The Triumph of Idealism | Inspirational Podcast

Podcast Transcript: Welcome to the Inspirational Living podcast, brought to you in part by Book of Zen, makers of wearable inspiration for a better world. Today’s podcast has been edited and adapted from the essay How to Fight the Battles of Life, By CARL HILTY, published in 1903…

MANY people in our day and age, even well-intentioned people, have lost their faith in idealism. They regard it as something we outgrow after college, and something of little use in later life. Theoretically, they say, idealism has much to commend it, but, practically, things turn out to be brutally material. These individuals thus divide life into two parts: one where we may indulge ourselves in high-minded theories and sentiments, and, indeed, are to be encouraged in them; and the other where we wake rudely from this dream and deal with reality as best we can.

This isn’t anything new. During the 1700s, the philosopher Immanuel Kant dealt with this common defeatist attitude. He showed that the familiar expression: “That may be well enough in theory, but does not work in practice” expressed an absurd contradiction unworthy of a thinking, moral person.

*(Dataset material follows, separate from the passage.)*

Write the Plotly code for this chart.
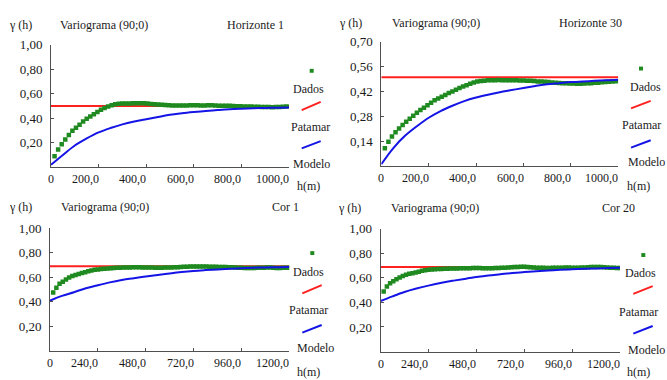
import plotly.graph_objects as go

# ---------------- data ----------------
lag_top = [15, 30, 45, 60, 75, 90, 105, 120, 135, 150, 165, 180, 195, 210, 225,
           240, 255, 270, 285, 300, 315, 330, 345, 360, 375, 390, 405, 420, 435, 450,
           465, 480, 495, 510, 525, 540, 555, 570, 585, 600, 615, 630, 645, 660, 675,
           690, 705, 720, 735, 750, 765, 780, 795, 810, 825, 840, 855, 870, 885, 900,
           915, 930, 945, 960, 975, 990]
h1_data = [0.09, 0.145, 0.188, 0.226, 0.263, 0.297, 0.322, 0.347, 0.373, 0.395,
           0.414, 0.433, 0.451, 0.468, 0.483, 0.496, 0.506, 0.513, 0.517, 0.519,
           0.52, 0.52, 0.521, 0.521, 0.521, 0.522, 0.52, 0.516, 0.513, 0.511,
           0.509, 0.507, 0.505, 0.504, 0.503, 0.503, 0.503, 0.504, 0.505, 0.505,
           0.505, 0.504, 0.504, 0.505, 0.505, 0.504, 0.502, 0.502, 0.502, 0.501,
           0.499, 0.498, 0.498, 0.496, 0.495, 0.495, 0.494, 0.493, 0.492, 0.491,
           0.491, 0.49, 0.491, 0.492, 0.494, 0.495]
h30_data = [0.10, 0.137, 0.167, 0.191, 0.212, 0.231, 0.25, 0.267, 0.283, 0.30,
            0.316, 0.329, 0.342, 0.357, 0.371, 0.381, 0.391, 0.401, 0.411, 0.42,
            0.43, 0.44, 0.448, 0.456, 0.464, 0.471, 0.476, 0.479, 0.481, 0.483,
            0.484, 0.484, 0.485, 0.484, 0.483, 0.483, 0.484, 0.483, 0.482, 0.482,
            0.481, 0.48, 0.479, 0.477, 0.476, 0.475, 0.473, 0.471, 0.47, 0.468,
            0.467, 0.466, 0.465, 0.465, 0.464, 0.464, 0.465, 0.466, 0.467, 0.469,
            0.47, 0.472, 0.473, 0.475, 0.476, 0.478]
model_lag_top = [0, 50, 100, 150, 200, 250, 300, 350, 400, 450, 500,
                 550, 600, 650, 700, 750, 800, 850, 900, 950, 1000]
h1_model = [0.02, 0.10, 0.178, 0.235, 0.284, 0.32, 0.35, 0.373, 0.392, 0.41, 0.428,
            0.44, 0.45, 0.459, 0.467, 0.474, 0.478, 0.481, 0.484, 0.486, 0.488]
h30_model = [0.01, 0.10, 0.17, 0.224, 0.272, 0.31, 0.34, 0.366, 0.386, 0.402, 0.416,
             0.428, 0.44, 0.451, 0.461, 0.467, 0.473, 0.477, 0.48, 0.484, 0.487]

lag_bot = [16, 32, 48, 64, 80, 96, 112, 128, 144, 160, 176, 192, 208, 224, 240,
           256, 272, 288, 304, 320, 336, 352, 368, 384, 400, 416, 432, 448, 464, 480,
           496, 512, 528, 544, 560, 576, 592, 608, 624, 640, 656, 672, 688, 704, 720,
           736, 752, 768, 784, 800, 816, 832, 848, 864, 880, 896, 912, 928, 944, 960,
           976, 992, 1008, 1024, 1040, 1056, 1072, 1088, 1104, 1120, 1136, 1152, 1168, 1184, 1200]
cor1_data = [0.475, 0.515, 0.546, 0.564, 0.582, 0.597, 0.609, 0.618, 0.627, 0.635,
             0.641, 0.649, 0.655, 0.66, 0.664, 0.667, 0.67, 0.672, 0.674, 0.675,
             0.677, 0.678, 0.679, 0.679, 0.68, 0.681, 0.681, 0.681, 0.68, 0.68,
             0.68, 0.679, 0.678, 0.678, 0.678, 0.679, 0.679, 0.68, 0.681, 0.682,
             0.684, 0.685, 0.686, 0.687, 0.688, 0.688, 0.688, 0.687, 0.687, 0.686,
             0.686, 0.685, 0.684, 0.683, 0.683, 0.682, 0.681, 0.68, 0.678, 0.677,
             0.676, 0.675, 0.675, 0.676, 0.677, 0.677, 0.678, 0.68, 0.679, 0.678,
             0.676, 0.676, 0.677, 0.678, 0.678]
cor20_data = [0.49, 0.53, 0.557, 0.573, 0.59, 0.604, 0.615, 0.626, 0.633, 0.639,
              0.645, 0.651, 0.658, 0.663, 0.666, 0.668, 0.67, 0.672, 0.673, 0.674,
              0.675, 0.676, 0.676, 0.677, 0.678, 0.678, 0.679, 0.679, 0.68, 0.68,
              0.68, 0.679, 0.679, 0.678, 0.679, 0.68, 0.681, 0.682, 0.683, 0.684,
              0.686, 0.688, 0.69, 0.692, 0.691, 0.689, 0.686, 0.684, 0.683, 0.682,
              0.682, 0.681, 0.681, 0.682, 0.682, 0.683, 0.683, 0.684, 0.684, 0.683,
              0.683, 0.683, 0.684, 0.685, 0.686, 0.688, 0.69, 0.69, 0.689, 0.687,
              0.685, 0.683, 0.682, 0.681, 0.68]
model_lag_bot = [0, 60, 120, 180, 240, 300, 360, 420, 480, 540, 600,
                 660, 720, 780, 840, 900, 960, 1020, 1080, 1140, 1200]
cor1_model = [0.41, 0.448, 0.478, 0.51, 0.535, 0.558, 0.577, 0.592, 0.606, 0.619, 0.631,
              0.642, 0.651, 0.658, 0.664, 0.669, 0.673, 0.677, 0.68, 0.682, 0.684]
cor20_model = [0.412, 0.45, 0.485, 0.513, 0.537, 0.558, 0.576, 0.592, 0.607, 0.62, 0.63,
               0.64, 0.648, 0.655, 0.661, 0.666, 0.67, 0.674, 0.677, 0.68, 0.683]

sill_h1 = 0.50
sill_h30 = 0.50
sill_cor1 = 0.69
sill_cor20 = 0.69

x_ticks_top = [0, 200, 400, 600, 800, 1000]
x_ticklabels_top = ["0", "200,0", "400,0", "600,0", "800,0", "1000,0"]
x_ticks_bot = [0, 240, 480, 720, 960, 1200]
x_ticklabels_bot = ["0", "240,0", "480,0", "720,0", "960,0", "1200,0"]
y_ticks_a = [0.2, 0.4, 0.6, 0.8, 1.0]
y_ticklabels_a = ["0,20", "0,40", "0,60", "0,80", "1,00"]
y_ticks_b = [0.14, 0.28, 0.42, 0.56, 0.70]
y_ticklabels_b = ["0,14", "0,28", "0,42", "0,56", "0,70"]

title_main = "Variograma (90;0)"
y_title = "γ (h)"
x_title = "h(m)"
panel_names = ["Horizonte 1", "Horizonte 30", "Cor 1", "Cor 20"]
legend_labels = ["Dados", "Patamar", "Modelo"]

# ---------------- layout helpers ----------------
W, H = 667, 380
def px(x):
    return x / W
def py(y):
    return 1 - y / H

FONT = "Liberation Serif, Times New Roman, serif"
TXT = "#1a1a1a"
GREEN = "#1f8a1f"
RED = "#ff2020"
BLUE = "#1414e6"
AXC = "#505050"

panels = [
    dict(lag=lag_top, data=h1_data, mlag=model_lag_top, model=h1_model, sill=sill_h1,
         xt=x_ticks_top, xtt=x_ticklabels_top, yt=y_ticks_a, ytt=y_ticklabels_a, yr=[0, 1.0],
         xd=(51, 289), yd=(163.3, 38.3), name=panel_names[0],
         gam=(20, 18), var=(58, 18), nm=(225, 18),
         dot=(311.7, 65), dados=(308, 84), red=((301.7, 105), (320.7, 96.7)), pat=(310, 122.7),
         blue=((301.7, 144), (320.7, 136.7)), mod=(311.7, 160), hm=(308.3, 182.5)),
    dict(lag=lag_top, data=h30_data, mlag=model_lag_top, model=h30_model, sill=sill_h30,
         xt=x_ticks_top, xtt=x_ticklabels_top, yt=y_ticks_b, ytt=y_ticklabels_b, yr=[0, 0.70],
         xd=(381.3, 618.3), yd=(162, 35.5), name=panel_names[1],
         gam=(350.7, 16), var=(390, 16), nm=(556.7, 16),
         dot=(641, 62.7), dados=(645, 81), red=((631, 103.3), (650.7, 95.7)), pat=(641.7, 120),
         blue=((631, 143.3), (650.7, 135.7)), mod=(646.7, 158.3), hm=(638, 182.5)),
    dict(lag=lag_bot, data=cor1_data, mlag=model_lag_bot, model=cor1_model, sill=sill_cor1,
         xt=x_ticks_bot, xtt=x_ticklabels_bot, yt=y_ticks_a, ytt=y_ticklabels_a, yr=[0, 1.0],
         xd=(50, 289.3), yd=(350.3, 225.3), name=panel_names[2],
         gam=(20, 203.3), var=(59, 203.3), nm=(270, 203.3),
         dot=(312.3, 250.7), dados=(308.3, 270), red=((302.3, 291.7), (321.7, 283.3)), pat=(308.3, 308.3),
         blue=((302.3, 331.7), (321.7, 324)), mod=(315, 347.3), hm=(308.3, 372)),
    dict(lag=lag_bot, data=cor20_data, mlag=model_lag_bot, model=cor20_model, sill=sill_cor20,
         xt=x_ticks_bot, xtt=x_ticklabels_bot, yt=y_ticks_a, ytt=y_ticklabels_a, yr=[0, 1.0],
         xd=(380.5, 620), yd=(351, 226), name=panel_names[3],
         gam=(350, 205), var=(389, 205), nm=(600, 205),
         dot=(643.3, 252.7), dados=(640, 271), red=((633.3, 292.3), (652.7, 284.3)), pat=(638.3, 311),
         blue=((633.3, 332.7), (652.7, 325)), mod=(646.7, 349), hm=(638.3, 372)),
]

fig = go.Figure()
layout = dict(width=W, height=H, margin=dict(l=0, r=0, t=0, b=0),
              paper_bgcolor="white", plot_bgcolor="white", showlegend=False,
              font=dict(family=FONT, size=12, color=TXT))
annotations = []
shapes = []

def ann(x, y, text, xanchor="center", size=12, **kw):
    annotations.append(dict(x=px(x), y=py(y), xref="paper", yref="paper", text=text,
                            showarrow=False, xanchor=xanchor, yanchor="middle",
                            font=dict(family=FONT, size=size, color=TXT), **kw))

for i, p in enumerate(panels):
    k = "" if i == 0 else str(i + 1)
    xa, ya = "x" + k, "y" + k
    xmax = p["xt"][-1]
    # sill
    fig.add_trace(go.Scatter(x=[0, xmax], y=[p["sill"], p["sill"]], mode="lines",
                             line=dict(color=RED, width=2), xaxis=xa, yaxis=ya))
    # experimental data
    fig.add_trace(go.Scatter(x=p["lag"], y=p["data"], mode="markers",
                             marker=dict(symbol="square", size=4.5, color=GREEN,
                                         line=dict(width=0)), xaxis=xa, yaxis=ya))
    # model
    fig.add_trace(go.Scatter(x=p["mlag"], y=p["model"], mode="lines", line_shape="spline",
                             line=dict(color=BLUE, width=2), xaxis=xa, yaxis=ya))

    layout["xaxis" + k] = dict(domain=[px(p["xd"][0]), px(p["xd"][1])], range=[0, xmax],
                               anchor=ya, showgrid=False, zeroline=False, showline=True,
                               linecolor=AXC, linewidth=1, ticks="inside", ticklen=3,
                               tickcolor=AXC, tickvals=p["xt"], showticklabels=False)
    layout["yaxis" + k] = dict(domain=[py(p["yd"][0]), py(p["yd"][1])], range=p["yr"],
                               anchor=xa, showgrid=False, zeroline=False, showline=True,
                               linecolor=AXC, linewidth=1, ticks="inside", ticklen=3,
                               tickcolor=AXC, tickvals=p["yt"], ticktext=p["ytt"],
                               tickfont=dict(family=FONT, size=13, color=TXT),
                               ticklabelstandoff=5)
    # x tick labels (right-aligned to the tick, as in the source)
    for v, t in zip(p["xt"], p["xtt"]):
        annotations.append(dict(x=v, y=0, xref=xa, yref=ya, text=t, showarrow=False,
                                xanchor="center" if v == 0 else "right", yanchor="top",
                                xshift=0 if v == 0 else 2, yshift=-3,
                                font=dict(family=FONT, size=12, color=TXT)))
    # titles
    ann(p["gam"][0], p["gam"][1], y_title)
    ann(p["var"][0], p["var"][1], title_main, xanchor="left")
    ann(p["nm"][0], p["nm"][1], p["name"], xanchor="left")
    # legend
    d = p["dot"]
    shapes.append(dict(type="rect", xref="paper", yref="paper",
                       x0=px(d[0] - 2), x1=px(d[0] + 2), y0=py(d[1] + 2), y1=py(d[1] - 2),
                       fillcolor=GREEN, line=dict(width=0)))
    for seg, col in ((p["red"], RED), (p["blue"], BLUE)):
        shapes.append(dict(type="line", xref="paper", yref="paper",
                           x0=px(seg[0][0]), y0=py(seg[0][1]), x1=px(seg[1][0]), y1=py(seg[1][1]),
                           line=dict(color=col, width=2)))
    ann(p["dados"][0], p["dados"][1], legend_labels[0])
    ann(p["pat"][0], p["pat"][1], legend_labels[1])
    ann(p["mod"][0], p["mod"][1], legend_labels[2])
    ann(p["hm"][0], p["hm"][1], x_title)

layout["annotations"] = annotations
layout["shapes"] = shapes
fig.update_layout(**layout)
fig.write_html("out.html", config={"displayModeBar": False},
               post_script="document.body.style.margin='0';document.body.style.overflow='hidden';")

The logical realism of our day, however, is not concerned with theoretical propositions. It turns, on the contrary, to the hard fact of the struggle for existence, in which indifference to others and absolute self-interest are not only permissible, but, as one looks at the real conditions of life, seem more or less demanded.

These modern realists say: “The world we see about us is one where only a few can succeed and where many must fail. There are not enough good things for all.” The question is thus not whether such a state of things is right or just. On the contrary, we are supposed to accept that we live in a hard, unreasonable, unjust universe. And that it is useless for the individual to try to change it. Our only goal is to make certain that in such a universe we are the hammer, and not the nail.

Such is the essence of that worldly wisdom which many people hold today. With it disappears, of course, any need of moral or spiritual education. Such instruction in schools might as well be abandoned—and indeed most of it has been.

In our current society, young people are expected grow clever and practical, while being trained to get and to keep. They are free from every sentiment of honor which might be a hindrance in their path. Most of them lose their physical, intellectual, and moral vigor early in life, while older folks lament, perhaps too late, that their youth had been sacrificed to that which was not worth their seeking—their possessions having become the source of stress and unhappiness rather than comfort and joy.

So, let’s get back to idealism. What is this thing we have sacrificed for the sake of being (quote) “practical and reasonable?” Idealism, as I understand it, is a form of faith, an inward conviction. It is absolutely necessary for the permanence of the world; yet it never can be proved true, and indeed for those who have it, needs no proof.

Further, no one becomes an idealist by being taught about it or by reasoning concerning it. This is not so strange as it might seem, for the very trustworthiness of human reason is proved to us only by experience. That which has power must have reality. No other proof of reality is final. Even our senses could not convince us, if our experience (and the experience of all other people) did not assure us that we could, under normal conditions, trust them not to deceive.

That which brings conviction to you is your experience, and that which rouses in you the desire and commitment to believe in your own experience is the testimony of others who have had that experience themselves.